• **INPUT ROWS**

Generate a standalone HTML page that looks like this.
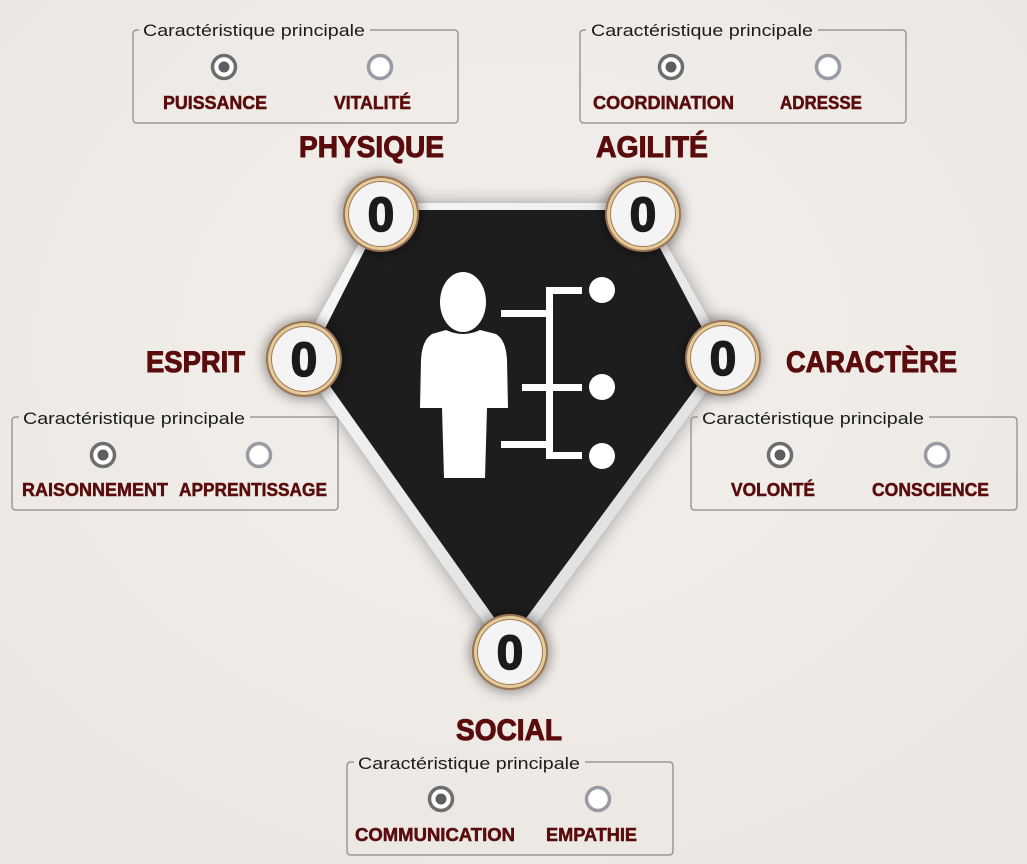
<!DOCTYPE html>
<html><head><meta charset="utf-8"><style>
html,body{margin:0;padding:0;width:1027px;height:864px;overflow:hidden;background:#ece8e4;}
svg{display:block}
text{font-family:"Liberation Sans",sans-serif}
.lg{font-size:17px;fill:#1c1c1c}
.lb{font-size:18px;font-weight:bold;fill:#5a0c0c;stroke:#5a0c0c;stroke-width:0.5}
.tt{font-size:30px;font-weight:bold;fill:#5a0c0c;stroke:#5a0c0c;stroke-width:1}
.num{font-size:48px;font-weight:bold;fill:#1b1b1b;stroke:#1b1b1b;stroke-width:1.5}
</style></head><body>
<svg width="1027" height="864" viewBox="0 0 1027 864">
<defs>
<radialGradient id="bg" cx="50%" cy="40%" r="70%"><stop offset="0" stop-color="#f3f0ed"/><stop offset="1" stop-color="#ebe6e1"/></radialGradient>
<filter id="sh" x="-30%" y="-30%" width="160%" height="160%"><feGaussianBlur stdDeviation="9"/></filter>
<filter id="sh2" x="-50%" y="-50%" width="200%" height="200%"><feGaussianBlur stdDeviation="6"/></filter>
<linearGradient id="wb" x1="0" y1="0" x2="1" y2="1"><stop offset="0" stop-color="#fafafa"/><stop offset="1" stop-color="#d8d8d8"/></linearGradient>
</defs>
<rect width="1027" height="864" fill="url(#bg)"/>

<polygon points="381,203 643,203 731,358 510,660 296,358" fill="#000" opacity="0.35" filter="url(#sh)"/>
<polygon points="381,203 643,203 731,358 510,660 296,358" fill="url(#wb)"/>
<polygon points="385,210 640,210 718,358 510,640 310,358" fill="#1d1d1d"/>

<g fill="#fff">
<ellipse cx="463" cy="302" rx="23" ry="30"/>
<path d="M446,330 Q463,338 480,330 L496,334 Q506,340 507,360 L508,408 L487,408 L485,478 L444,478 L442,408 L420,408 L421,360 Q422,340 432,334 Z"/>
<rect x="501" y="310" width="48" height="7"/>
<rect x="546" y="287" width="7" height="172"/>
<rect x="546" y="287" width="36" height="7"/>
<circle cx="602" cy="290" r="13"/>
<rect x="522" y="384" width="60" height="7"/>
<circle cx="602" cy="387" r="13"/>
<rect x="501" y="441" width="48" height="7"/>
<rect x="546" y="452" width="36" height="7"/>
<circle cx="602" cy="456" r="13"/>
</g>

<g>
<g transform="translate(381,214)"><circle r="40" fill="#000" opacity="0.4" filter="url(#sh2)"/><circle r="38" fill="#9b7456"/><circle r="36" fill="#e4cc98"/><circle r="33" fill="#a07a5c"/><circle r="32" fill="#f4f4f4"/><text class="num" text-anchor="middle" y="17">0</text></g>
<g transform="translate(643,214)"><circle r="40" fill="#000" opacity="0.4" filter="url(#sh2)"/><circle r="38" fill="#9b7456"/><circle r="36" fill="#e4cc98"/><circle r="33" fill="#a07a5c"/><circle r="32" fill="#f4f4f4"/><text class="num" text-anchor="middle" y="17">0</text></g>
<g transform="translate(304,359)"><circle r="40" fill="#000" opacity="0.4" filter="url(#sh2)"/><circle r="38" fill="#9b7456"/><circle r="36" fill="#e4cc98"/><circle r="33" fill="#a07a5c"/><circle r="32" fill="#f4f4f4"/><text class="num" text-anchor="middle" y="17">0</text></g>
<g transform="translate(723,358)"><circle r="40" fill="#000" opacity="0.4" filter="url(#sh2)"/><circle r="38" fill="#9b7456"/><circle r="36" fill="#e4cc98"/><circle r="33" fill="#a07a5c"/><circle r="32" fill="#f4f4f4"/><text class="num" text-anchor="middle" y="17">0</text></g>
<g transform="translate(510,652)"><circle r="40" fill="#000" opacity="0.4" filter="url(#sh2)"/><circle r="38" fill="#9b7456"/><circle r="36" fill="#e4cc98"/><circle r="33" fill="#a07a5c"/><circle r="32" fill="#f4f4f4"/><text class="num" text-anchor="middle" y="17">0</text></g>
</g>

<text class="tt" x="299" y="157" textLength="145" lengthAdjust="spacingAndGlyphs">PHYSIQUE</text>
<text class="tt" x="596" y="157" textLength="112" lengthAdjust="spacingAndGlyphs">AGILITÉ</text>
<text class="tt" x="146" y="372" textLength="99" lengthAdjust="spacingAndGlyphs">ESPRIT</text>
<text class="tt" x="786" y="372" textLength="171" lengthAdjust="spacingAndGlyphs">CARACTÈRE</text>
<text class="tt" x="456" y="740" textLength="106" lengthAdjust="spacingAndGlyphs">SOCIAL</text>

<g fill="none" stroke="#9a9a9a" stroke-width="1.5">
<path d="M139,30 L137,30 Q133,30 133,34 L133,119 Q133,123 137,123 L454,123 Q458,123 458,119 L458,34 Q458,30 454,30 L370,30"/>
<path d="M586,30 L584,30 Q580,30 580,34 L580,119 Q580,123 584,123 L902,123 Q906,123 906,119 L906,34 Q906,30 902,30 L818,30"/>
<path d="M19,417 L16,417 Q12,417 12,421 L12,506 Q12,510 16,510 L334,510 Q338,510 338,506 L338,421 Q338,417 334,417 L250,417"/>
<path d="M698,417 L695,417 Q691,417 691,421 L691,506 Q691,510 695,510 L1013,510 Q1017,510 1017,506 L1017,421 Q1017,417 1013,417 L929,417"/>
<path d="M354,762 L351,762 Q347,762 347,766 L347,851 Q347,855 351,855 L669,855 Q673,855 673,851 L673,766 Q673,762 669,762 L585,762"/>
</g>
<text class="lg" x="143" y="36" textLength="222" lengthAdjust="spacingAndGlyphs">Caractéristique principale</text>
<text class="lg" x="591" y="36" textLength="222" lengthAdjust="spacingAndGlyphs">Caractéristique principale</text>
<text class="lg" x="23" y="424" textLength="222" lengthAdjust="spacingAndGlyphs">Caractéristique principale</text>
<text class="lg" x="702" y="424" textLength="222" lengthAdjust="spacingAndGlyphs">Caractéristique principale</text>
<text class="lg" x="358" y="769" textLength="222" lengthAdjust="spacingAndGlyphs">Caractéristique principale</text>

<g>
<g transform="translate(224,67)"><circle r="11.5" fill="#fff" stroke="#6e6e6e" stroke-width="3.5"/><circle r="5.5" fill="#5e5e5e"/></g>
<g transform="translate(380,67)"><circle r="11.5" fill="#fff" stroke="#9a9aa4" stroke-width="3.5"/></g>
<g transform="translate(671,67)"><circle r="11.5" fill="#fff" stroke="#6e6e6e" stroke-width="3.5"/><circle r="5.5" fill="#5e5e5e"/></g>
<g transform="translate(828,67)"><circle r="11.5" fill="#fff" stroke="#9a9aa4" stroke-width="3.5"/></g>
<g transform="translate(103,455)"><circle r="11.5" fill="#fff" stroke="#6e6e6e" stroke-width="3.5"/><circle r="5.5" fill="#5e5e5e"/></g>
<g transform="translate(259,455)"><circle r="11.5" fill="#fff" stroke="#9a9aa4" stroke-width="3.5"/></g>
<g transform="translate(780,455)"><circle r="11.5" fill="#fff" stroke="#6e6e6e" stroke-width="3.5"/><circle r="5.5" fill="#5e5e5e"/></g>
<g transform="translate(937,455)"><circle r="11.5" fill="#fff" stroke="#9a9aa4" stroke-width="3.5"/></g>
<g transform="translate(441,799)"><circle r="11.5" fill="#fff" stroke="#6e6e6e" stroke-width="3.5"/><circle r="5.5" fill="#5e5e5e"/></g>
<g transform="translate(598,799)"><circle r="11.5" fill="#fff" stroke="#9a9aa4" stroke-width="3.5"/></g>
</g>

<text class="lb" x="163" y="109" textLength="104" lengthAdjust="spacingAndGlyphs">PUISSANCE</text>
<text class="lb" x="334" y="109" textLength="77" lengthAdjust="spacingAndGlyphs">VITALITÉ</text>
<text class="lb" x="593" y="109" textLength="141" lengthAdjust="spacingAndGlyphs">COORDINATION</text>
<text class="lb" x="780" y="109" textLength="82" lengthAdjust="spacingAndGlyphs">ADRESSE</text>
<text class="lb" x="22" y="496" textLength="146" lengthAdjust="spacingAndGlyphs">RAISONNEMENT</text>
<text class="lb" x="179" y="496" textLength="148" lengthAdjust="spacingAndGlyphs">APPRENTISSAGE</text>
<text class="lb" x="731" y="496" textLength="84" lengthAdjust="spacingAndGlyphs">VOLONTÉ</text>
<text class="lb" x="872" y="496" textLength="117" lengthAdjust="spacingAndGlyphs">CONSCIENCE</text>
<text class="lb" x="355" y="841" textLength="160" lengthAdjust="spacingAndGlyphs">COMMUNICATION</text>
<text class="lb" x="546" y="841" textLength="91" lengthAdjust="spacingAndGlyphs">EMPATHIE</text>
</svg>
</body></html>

---

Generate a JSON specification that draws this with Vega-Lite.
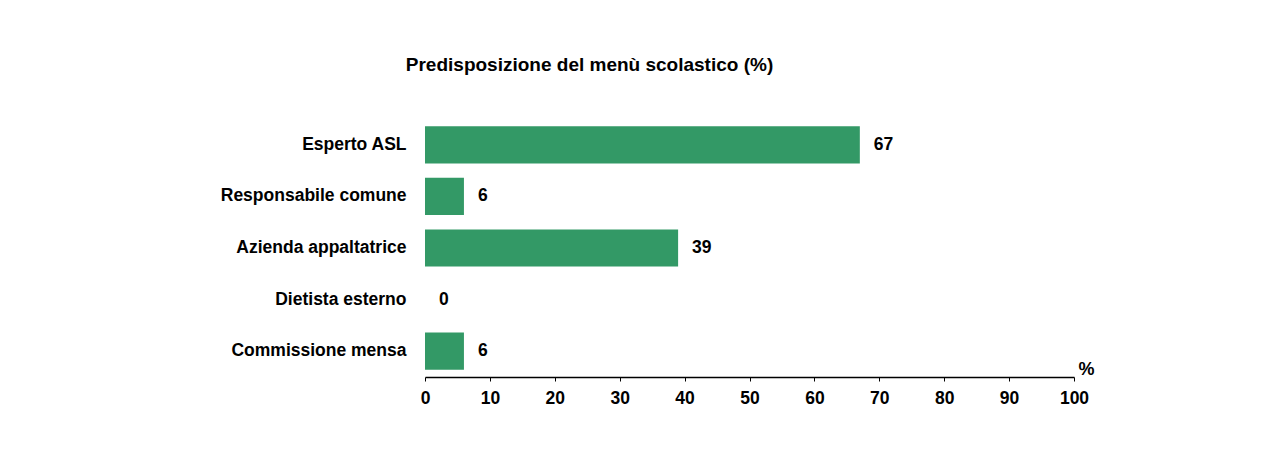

• **PROBLEM**
Give back exactly the lines from the one that holds "Generate a standalone" to the one that holds "640,210 718,358 510,640", with both ends and without the images.

• **REPLY TO THE EXERCISE**
Generate a standalone HTML page that looks like this.
<!DOCTYPE html>
<html><head><meta charset="utf-8"><style>
html,body{margin:0;padding:0;width:1027px;height:864px;overflow:hidden;background:#ece8e4;}
svg{display:block}
text{font-family:"Liberation Sans",sans-serif}
.lg{font-size:17px;fill:#1c1c1c}
.lb{font-size:18px;font-weight:bold;fill:#5a0c0c;stroke:#5a0c0c;stroke-width:0.5}
.tt{font-size:30px;font-weight:bold;fill:#5a0c0c;stroke:#5a0c0c;stroke-width:1}
.num{font-size:48px;font-weight:bold;fill:#1b1b1b;stroke:#1b1b1b;stroke-width:1.5}
</style></head><body>
<svg width="1027" height="864" viewBox="0 0 1027 864">
<defs>
<radialGradient id="bg" cx="50%" cy="40%" r="70%"><stop offset="0" stop-color="#f3f0ed"/><stop offset="1" stop-color="#ebe6e1"/></radialGradient>
<filter id="sh" x="-30%" y="-30%" width="160%" height="160%"><feGaussianBlur stdDeviation="9"/></filter>
<filter id="sh2" x="-50%" y="-50%" width="200%" height="200%"><feGaussianBlur stdDeviation="6"/></filter>
<linearGradient id="wb" x1="0" y1="0" x2="1" y2="1"><stop offset="0" stop-color="#fafafa"/><stop offset="1" stop-color="#d8d8d8"/></linearGradient>
</defs>
<rect width="1027" height="864" fill="url(#bg)"/>

<polygon points="381,203 643,203 731,358 510,660 296,358" fill="#000" opacity="0.35" filter="url(#sh)"/>
<polygon points="381,203 643,203 731,358 510,660 296,358" fill="url(#wb)"/>
<polygon points="385,210 640,210 718,358 510,640 310,358" fill="#1d1d1d"/>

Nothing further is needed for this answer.